Rapid memory encoding in a recurrent network model with behavioral time scale synaptic plasticity

Episodic memories are formed after a single exposure to novel stimuli. The plasticity mechanisms underlying such fast learning still remain largely unknown. Recently, it was shown that cells in area CA1 of the hippocampus of mice could form or shift their place fields after a single traversal of a virtual linear track. In-vivo intracellular recordings in CA1 cells revealed that previously silent inputs from CA3 could be switched on when they occurred within a few seconds of a dendritic plateau potential (PP) in the post-synaptic cell, a phenomenon dubbed Behavioral Time-scale Plasticity (BTSP). A recently developed computational framework for BTSP in which the dynamics of synaptic traces related to the pre-synaptic activity and post-synaptic PP are explicitly modelled, can account for experimental findings. Here we show that this model of plasticity can be further simplified to simple map which describes changes to the synaptic weights after a single trial.
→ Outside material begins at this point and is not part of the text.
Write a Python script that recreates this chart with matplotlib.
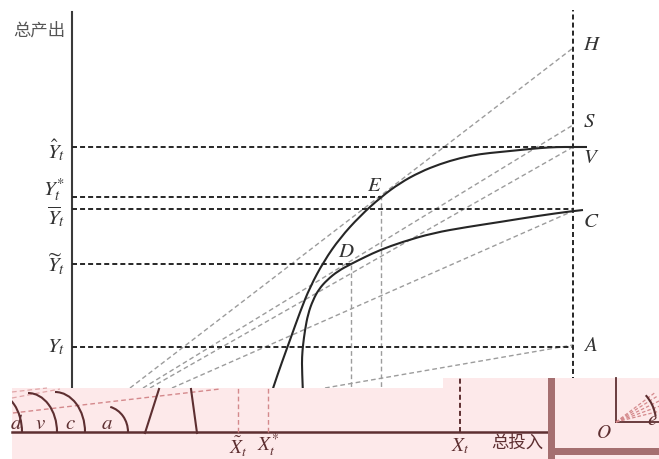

The map can be solved analytically and provides a quantitative fit to experimental data from CA1. We use a temporally symmetric version of this map to study the storage of a large number of spatial memories in a recurrent network, such as CA3. Specifically, the simplicity of the map allows us to calculate the correlation of the synaptic weight matrix with any given past environment analytically. We show that the calculated memory trace can be used to predict the emergence and stability of bump attractors in a high dimensional neural network model endowed with BTSP.